Like many of you, I am looking forward to Tuesday 13 July 2004 immensely.

Why, you ask? Well for anyone that has been sailing round the world and unaware, this is the last date the FSA has given for submission of applications for authorisation to guarantee assessment in time for D-day on 14 January 2005.

I already have my 'minded to authorise' letter, which is good news, and Norwich Union can't (yet) take away my agency. This also tells my clients that I will be around next year.

So has it been plain sailing mes ami (it is after all European Law that we are being subjected to)?

I really want to hone in on two areas - the FSA and insurers.

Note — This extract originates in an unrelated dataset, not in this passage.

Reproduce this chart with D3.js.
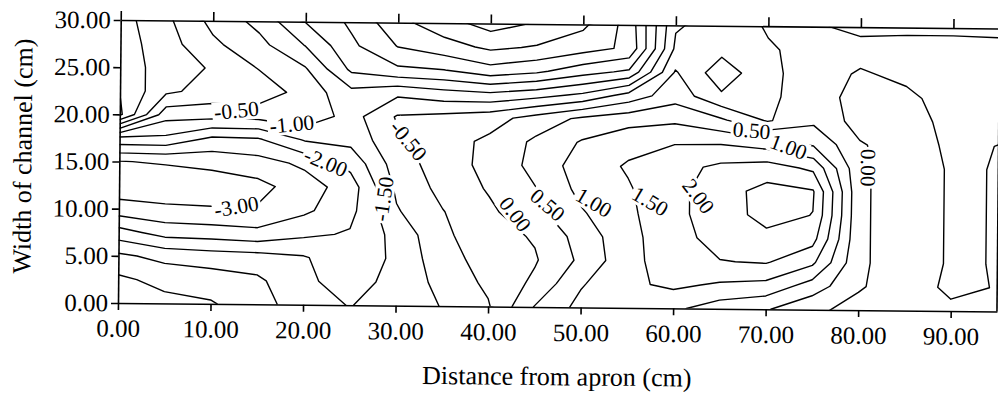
<!DOCTYPE html>
<html>
<head>
<meta charset="utf-8">
<script src="https://cdn.jsdelivr.net/npm/d3@7/dist/d3.min.js"></script>
<style>
  html, body { margin: 0; padding: 0; background: #fff; }
  svg { display: block; }
  text { font-family: "Liberation Serif", "DejaVu Serif", serif; fill: #000; }
</style>
</head>
<body>
<svg id="chart" width="998" height="395"></svg>
<script>
// Bed level grid (cm).
// columns: distance from apron, rows: width of channel (first row = 30 cm)
const distance = [0, 5, 10, 15, 20, 25, 30, 35, 40, 45, 50, 55, 60, 65, 70, 75, 80, 85, 90, 95];
const widthPos = [30, 27.5, 25, 22.5, 20, 17.5, 15, 12.5, 10, 7.5, 5, 2.5, 0];

const w30   = [0.7, 0.1, -0.65, -1.15, -2.02, -2.6, -3.35, -3.8, -4.2, -3.95, -3.6, -2.8, -0.55, -0.3, 0.05, 0.05, -0.1, -0.1, -0.1, -0.1];
const w27_5 = [0.75, 0.2, -0.4, -0.85, -1.52, -2.4, -3.02, -3.3, -3.6, -3.45, -3.2, -2.9, -0.4, -0.35, -0.05, 0.15, 0.15, 0.2, 0.2, 0.15];
const w25   = [0.8, 0.25, -0.05, -0.52, -0.95, -2.1, -2.4, -2.48, -2.8, -2.6, -2.2, -1.9, 0.05, -0.8, -0.1, 0.2, -0.05, 0.1, 0.2, 0.2];
const w22_5 = [0.98, 0.1, -0.2, -0.2, -0.7, -1.35, -1.1, -1.3, -1.4, -1.2, -0.9, -0.3, 0.3, -0.42, -0.1, 0.25, -0.2, -0.1, 0.2, 0.2];
const w20   = [1.1, -0.8, -0.8, -0.8, -0.65, -1.2, -0.45, -0.35, -0.2, 0.2, 0.6, 0.8, 0.9, 0.58, -0.05, 0.4, -0.2, -0.2, 0.15, 0.15];
const w17_5 = [-1.6, -1.6, -2.1, -2.05, -1.45, -1.35, -0.6, -0.2, 0.1, 0.6, 1.05, 1.35, 1.48, 1.48, 1.3, 0.94, 0.05, -0.25, 0.1, -0.01];
const w15   = [-3.02, -2.95, -2.85, -2.7, -2.4, -1.85, -0.75, -0.25, 0.15, 0.65, 1.25, 1.55, 1.82, 2.11, 2.23, 1.9, 0.1, -0.3, 0.06, -0.02];
const w12_5 = [-3.3, -3.35, -3.3, -3.15, -2.75, -2.25, -0.9, -0.35, 0.05, 0.48, 1.15, 1.45, 1.85, 2.3, 2.66, 2.55, 0.1, -0.3, 0.06, -0.02];
const w10   = [-2.8, -2.9, -2.95, -2.95, -2.6, -2.15, -1.05, -0.52, -0.1, 0.35, 0.95, 1.4, 1.85, 2.3, 2.64, 2.49, 0.1, -0.3, 0.06, -0.02];
const w7_5  = [-1.8, -2.2, -2.25, -2.35, -2.1, -1.95, -1.35, -0.6, -0.2, 0.05, 0.7, 1.35, 1.8, 2.2, 2.39, 2.18, 0.1, -0.3, 0.06, -0.02];
const w5    = [-0.9, -1.15, -1.25, -1.3, -1.45, -1.85, -1.4, -0.7, -0.3, -0.05, 0.6, 1.35, 1.75, 1.98, 2.04, 1.6, 0.1, -0.3, 0.06, -0.02];
const w2_5  = [-0.4, -0.65, -0.75, -0.9, -1.4, -1.7, -1.35, -0.85, -0.4, 0.1, 0.95, 1.4, 1.6, 1.43, 1.35, 0.78, 0.05, -0.25, 0.1, -0.02];
const w0    = [-0.2, -0.35, -0.45, -0.8, -1.25, -1.52, -1.3, -0.98, -0.55, 0.52, 1.15, 1.35, 1.1, 0.75, 0.55, 0.1, -0.15, -0.2, -0.1, -0.05];

const rows = [w30, w27_5, w25, w22_5, w20, w17_5, w15, w12_5, w10, w7_5, w5, w2_5, w0];

const levels = [-4.5, -4, -3.5, -3, -2.5, -2, -1.5, -1, -0.5, 0, 0.5, 1, 1.5, 2, 2.5, 3];
const xTicks = [0, 10, 20, 30, 40, 50, 60, 70, 80, 90];
const yTicks = [0, 5, 10, 15, 20, 25, 30];

// contour labels as printed on the map
const contourLabels = [
  { text: '-0.50', x: 12.6, y: 20.5, angle: -6 },
  { text: '-1.00', x: 18.6, y: 19.1, angle: -6 },
  { text: '-2.00', x: 22.3, y: 15.1, angle: 22 },
  { text: '-3.00', x: 12.7, y: 10.3, angle: -10 },
  { text: '-1.50', x: 28.6, y: 11.3, angle: -82 },
  { text: '-0.50', x: 31.2, y: 17.5, angle: 50 },
  { text: '0.00', x: 42.8, y: 9.8, angle: 52 },
  { text: '0.50', x: 46.3, y: 10.8, angle: 40 },
  { text: '1.00', x: 51.3, y: 11.1, angle: 30 },
  { text: '1.50', x: 57.4, y: 11.3, angle: 30 },
  { text: '2.00', x: 62.6, y: 11.9, angle: 52 },
  { text: '0.50', x: 68.3, y: 18.9, angle: 4 },
  { text: '1.00', x: 72.3, y: 17.2, angle: 20 },
  { text: '0.00', x: 80.9, y: 15.1, angle: 90 },
];

const svg = d3.select('#chart');
const x = d3.scaleLinear().domain([0, 95]).range([118, 997]);
const y = d3.scaleLinear().domain([0, 30]).range([303, 20]);

// the scan is tilted a little
const g = svg.append('g').attr('transform', 'rotate(0.55,118,303)');

const defs = svg.append('defs');
defs.append('clipPath').attr('id', 'plotClip')
  .append('rect')
  .attr('x', x(0)).attr('y', y(30))
  .attr('width', x(95) - x(0)).attr('height', y(0) - y(30));

const mask = defs.append('mask').attr('id', 'labelMask')
  .attr('maskUnits', 'userSpaceOnUse')
  .attr('x', -100).attr('y', -100).attr('width', 1200).attr('height', 600);
mask.append('rect')
  .attr('x', -100).attr('y', -100).attr('width', 1200).attr('height', 600)
  .attr('fill', 'white');

// d3.contours puts sample i at i + 0.5
const gx = d3.scaleLinear()
  .domain([0.5, distance.length - 0.5])
  .range([x(distance[0]), x(distance[distance.length - 1])]);
const gy = d3.scaleLinear()
  .domain([0.5, widthPos.length - 0.5])
  .range([y(widthPos[0]), y(widthPos[widthPos.length - 1])]);

const values = [];
rows.forEach(r => values.push(...r));

const contours = d3.contours()
  .size([distance.length, widthPos.length])
  .thresholds(levels)(values);

const projection = d3.geoTransform({
  point(px, py) {
    this.stream.point(gx(px), gy(py));
  },
});
const path = d3.geoPath(projection);

const lines = g.append('g').attr('clip-path', 'url(#plotClip)')
  .append('g').attr('mask', 'url(#labelMask)');

lines.selectAll('path')
  .data(contours)
  .enter()
  .append('path')
  .attr('d', path)
  .attr('fill', 'none')
  .attr('stroke', '#000')
  .attr('stroke-width', 1.4)
  .attr('stroke-linejoin', 'round');

// labels, with a gap cut in the lines behind them
const labelG = g.append('g');
contourLabels.forEach(d => {
  const tr = `translate(${x(d.x)},${y(d.y)}) rotate(${d.angle})`;
  const t = labelG.append('text')
    .attr('transform', tr)
    .attr('text-anchor', 'middle')
    .attr('dominant-baseline', 'central')
    .attr('font-size', 21.5)
    .text(d.text);
  const bb = t.node().getBBox();
  mask.append('rect')
    .attr('transform', tr)
    .attr('x', bb.x - 2).attr('y', bb.y + 2)
    .attr('width', bb.width + 4).attr('height', bb.height - 4)
    .attr('fill', 'black');
});

// frame and axes
const fmt = d3.format('.2f');

const styleAxis = sel => {
  sel.attr('font-family', '"Liberation Serif", serif').attr('font-size', 25);
  sel.selectAll('path, line').attr('stroke', '#000').attr('stroke-width', 1.6);
};

g.append('g')
  .attr('transform', `translate(0,${y(0)})`)
  .call(d3.axisBottom(x).tickValues(xTicks).tickFormat(fmt)
    .tickSize(7).tickSizeOuter(0).tickPadding(9))
  .call(styleAxis);

g.append('g')
  .attr('transform', `translate(${x(0)},0)`)
  .call(d3.axisLeft(y).tickValues(yTicks).tickFormat(fmt)
    .tickSize(7).tickSizeOuter(0).tickPadding(3))
  .call(styleAxis);

g.append('g')
  .attr('transform', `translate(0,${y(30)})`)
  .call(d3.axisTop(x).tickValues(xTicks).tickFormat('')
    .tickSize(9).tickSizeOuter(0))
  .call(styleAxis);

g.append('line')
  .attr('x1', x(95)).attr('x2', x(95))
  .attr('y1', y(30)).attr('y2', y(0))
  .attr('stroke', '#000').attr('stroke-width', 1.6);

g.append('text')
  .attr('x', (x(0) + x(95)) / 2)
  .attr('y', 381)
  .attr('text-anchor', 'middle')
  .attr('font-size', 26)
  .text('Distance from apron (cm)');

g.append('text')
  .attr('transform', `translate(30,${157}) rotate(-90)`)
  .attr('text-anchor', 'middle')
  .attr('font-size', 26)
  .text('Width of channel (cm)');
</script>
</body>
</html>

First, the FSA. Anyone faced with a rulebook that occupies 500Mb of disc space has to be having a laugh. Yes I know it's all good sense, but when am I going to get the time to read it and then implement it? This is a worrying concern for all firms.

The guidance to the handbook is a good initiative, but it's a little light in certain areas and whoever can do the job in a few hundred pages will make a fortune.

The contact centre has been helpful, but there has been a lot of confusion regarding online stuff and a sheer muddle when it has come to approved persons. Certain rules are simply impossible to manage, such as those relating to client money.

Software houses will be making the changes, but they then will charge us all for the privilege. There's not much point in having them if they don't work or line us up for fines, is there?

Some compliance consultants are very good but others fill us with horror. They tell you things such as, "never have a non-statutory trust as they can't work".

Try managing client money rules in a commercial brokerage with some retail with a statutory trust.

What really concerns me is the woeful lack of engagement with secondary sectors.

I have many motor dealer clients who are simply (still) not aware as to how serious all this is. Some manufacturers have tried, but the FSA has really failed to tell people that this is important.

It advertised in the Daily Mail and The Times, yet most car dealers are used to reading (or looking at) The Sun or The Sport. Probably the latter are not posh enough for the FSA.

Only 92 secondary firms have had 'minded' letters as at the end of May. That is a shocking indictment.

Property managers and others think it is not for them. Wake up and smell the FSA coffee. Perhaps a stronger smelling brew is needed.

My final observations are regarding insurers. Some have tried (NIG's events being the best) and others simply have not bothered. Not too sure how many NU brokers took the offer of PricewaterhouseCoopers' consultancy at £2,500 per day.

They all have an interest and it would be nice to hear what their orphan policyholder arrangements are.

To say we think that personal lines will disappear from the high street is not very encouraging.